Avalon Poetry II is one of the smallest of Avalon Waterways' suite ships. The 128-passenger vessel launched in 2014 along with suite ships Avalon Illumination and Avalon Impression, but it's a full 82 feet shorter than most of the ships in its class. Poetry II does have sister ships -- Visionary and Artistry II, launched in 2012 and 2013, respectively -- and will sail the Rhine with them for one season before moving to France to sail the Rhone and Saone Rivers.
The size difference between the smaller twins and the rest of Avalon's suite class of ship is most evident in two areas: the number of staterooms onboard (nearly 20 fewer) and the smaller square footage of the ships' forward lounge and dining room. Despite its smaller stature, Poetry II features the same innovative design in its cabins and forward social spaces that have become Avalon's signature.
Avalon's panorama suites boast retractable windowed walls known as open-air balconies or French balconies, which are arguably the biggest sell for these ships. The innovative design allows 11-by-7-foot panoramic sliding-glass doors to open up the accommodations. Apart from the breezy views, though, a secondary benefit to these cabins is the added square footage. Tacking on the space that would be used for a balcony inside the stateroom means that panorama suites measure 200 square feet, larger than the industry average.
Avalon has also opted to drop the prow section of its ships slightly, creating an interesting split-level design that creates both cozy nooks and a pleasing sense of spaciousness, particularly on the ship's third deck and upper deck. If you look down the third floor stateroom corridor, for example, the view opens from a narrow passage to the expanse of the reception and main lounge. The split-level top deck has the same effect, making the ships feel longer than they are, while also creating two separate spaces -- one full of loungers for sun-seekers and one full of tables for those who want to chat or read a book. The lower decks, too, feel tucked away. Only three decks can fit in the dropped prow, so the dining room is positioned midway between the bottom and middle decks, and it's much closer to the waterline than on most river cruise ships.
Avalon has much to offer in addition to these signature designs, particularly in decor and dining. Cabins are comfortably furnished, with memory foam mattress toppers and plush pillows and duvets. Flat-screen televisions offer a plethora of options (including nine fireplace settings), and spacious bathrooms feature marble countertops, glass shower doors and L'Occitane bath products.
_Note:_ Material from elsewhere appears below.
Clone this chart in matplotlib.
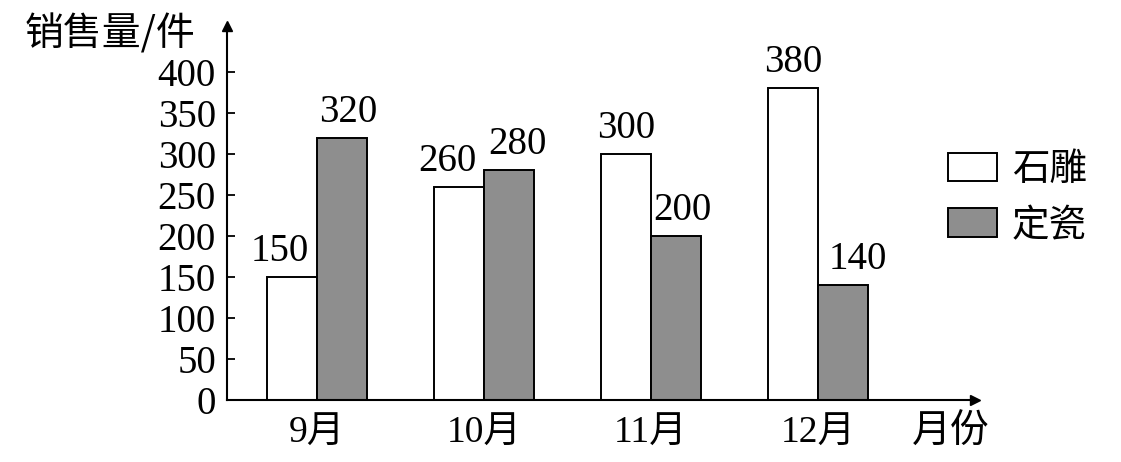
import matplotlib
matplotlib.use("Agg")
import matplotlib.pyplot as plt
from matplotlib.patches import Patch
import numpy as np

months = ["9月", "10月", "11月", "12月"]
stone = [150, 260, 300, 380]      # 石雕
porcelain = [320, 280, 200, 140]  # 定瓷
yticks = [0, 50, 100, 150, 200, 250, 300, 350, 400]
series_names = ["石雕", "定瓷"]

W, H = 1121, 462
fig = plt.figure(figsize=(W / 100, H / 100), dpi=100)
x0, x1 = 227, 975
y0, y1 = 400, 26
ax = fig.add_axes([x0 / W, (H - y0) / H, (x1 - x0) / W, (y0 - y1) / H])

serif = ["Liberation Serif", "DejaVu Serif"]
cjk = ["Noto Sans CJK SC", "DejaVu Sans"]
mix = ["Liberation Serif", "Noto Sans CJK SC"]

px_per_unit = 328 / 400
ax.set_ylim(0, (y0 - y1) / px_per_unit)
spacing = 167
ax.set_xlim(-90 / spacing, -90 / spacing + (x1 - x0) / spacing)

x = np.arange(len(months))
bw = 50 / spacing
ax.bar(x - bw / 2, stone, bw, color="white", edgecolor="black", linewidth=1.4, label=series_names[0])
ax.bar(x + bw / 2, porcelain, bw, color="#8e8e8e", edgecolor="black", linewidth=1.4, label=series_names[1])

# value labels (horizontal nudges in pixels)
off1 = [-12, -12, 0, 0]
off2 = [6, 8, 6, 15]
for i in range(len(months)):
    ax.annotate(str(stone[i]), (x[i] - bw / 2, stone[i]), xytext=(off1[i] * 0.72, 5),
                textcoords="offset points", ha="center", va="bottom", fontsize=28, family=serif)
    ax.annotate(str(porcelain[i]), (x[i] + bw / 2, porcelain[i]), xytext=(off2[i] * 0.72, 5),
                textcoords="offset points", ha="center", va="bottom", fontsize=28, family=serif)

for s in ["top", "right"]:
    ax.spines[s].set_visible(False)
ax.spines["left"].set_linewidth(1.5)
ax.spines["bottom"].set_linewidth(1.5)
# arrows
ax.plot(1, 0, ">k", transform=ax.transAxes, clip_on=False, markersize=7)
ax.plot(0, 1, "^k", transform=ax.transAxes, clip_on=False, markersize=7)

ax.set_yticks(yticks)
ax.set_yticklabels([str(v) for v in yticks], fontsize=28, family=serif)
ax.tick_params(axis="y", direction="in", length=6, width=1.3, pad=8)
ax.set_xticks(x)
ax.set_xticklabels(months, fontsize=27, family=mix)
ax.tick_params(axis="x", length=0, pad=12)

fig.text(25 / W, 1 - 34 / H, "销售量/件", fontsize=28, family=cjk, va="center", ha="left")
fig.text(912 / W, 1 - 432 / H, "月份", fontsize=28, family=cjk, va="center", ha="left")

leg = fig.legend(handles=[Patch(facecolor="white", edgecolor="black", linewidth=1.4, label=series_names[0]),
                          Patch(facecolor="#8e8e8e", edgecolor="black", linewidth=1.4, label=series_names[1])],
                 loc="upper left", bbox_to_anchor=(933 / W, 1 - 135 / H), frameon=False,
                 prop={"family": cjk, "size": 27}, handlelength=1.3, handleheight=0.8,
                 labelspacing=0.45, handletextpad=0.4, borderaxespad=0)

fig.savefig("out.png", dpi=100, facecolor="white")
Breakfast and lunch are both served buffet-style, but the quality of available fare is notably high. Dinners are superb, and whether you're adventurous or prefer to stick to the "always available" menu, you'll find something tasty.
Finally, cruises on Poetry II are port-intensive, so they're great for anyone who enjoys European history and sightseeing. And, unlike sailings on mega-ships, most shore excursions -- and wine and beer at lunch and dinner -- are included in the pricing.
The average age for river cruise passengers is 60 and older, and passengers tend to be well-traveled. According to Avalon, more than 60 percent of passengers are from North America, about one-quarter are from Australia or New Zealand, and 8 to 10 percent come from the U.K. English is the language spoken onboard.
The dress code for all sailings is listed as casual, which generally means nice trousers and collared shirts or blouses. Jeans are acceptable on shore excursions, and comfortable shoes are a must, as you'll be doing a lot of walking over uneven terrain. There are no formal nights, but passengers do tend to dress up a bit more for the captain's welcome and farewell dinners -- jackets (no ties) for men, and dresses or skirts or pants with blouses for women.
The euro is the onboard currency. The line recommends 3 euros per passenger, per day, for the cruise director and 12 euros per person, per day, to be divided among the crew (including room stewards, waiters, chefs and other folks behind the scenes). You may also want to give local guides and shore excursion bus drivers a tip, so be sure to have some small denominations on hand.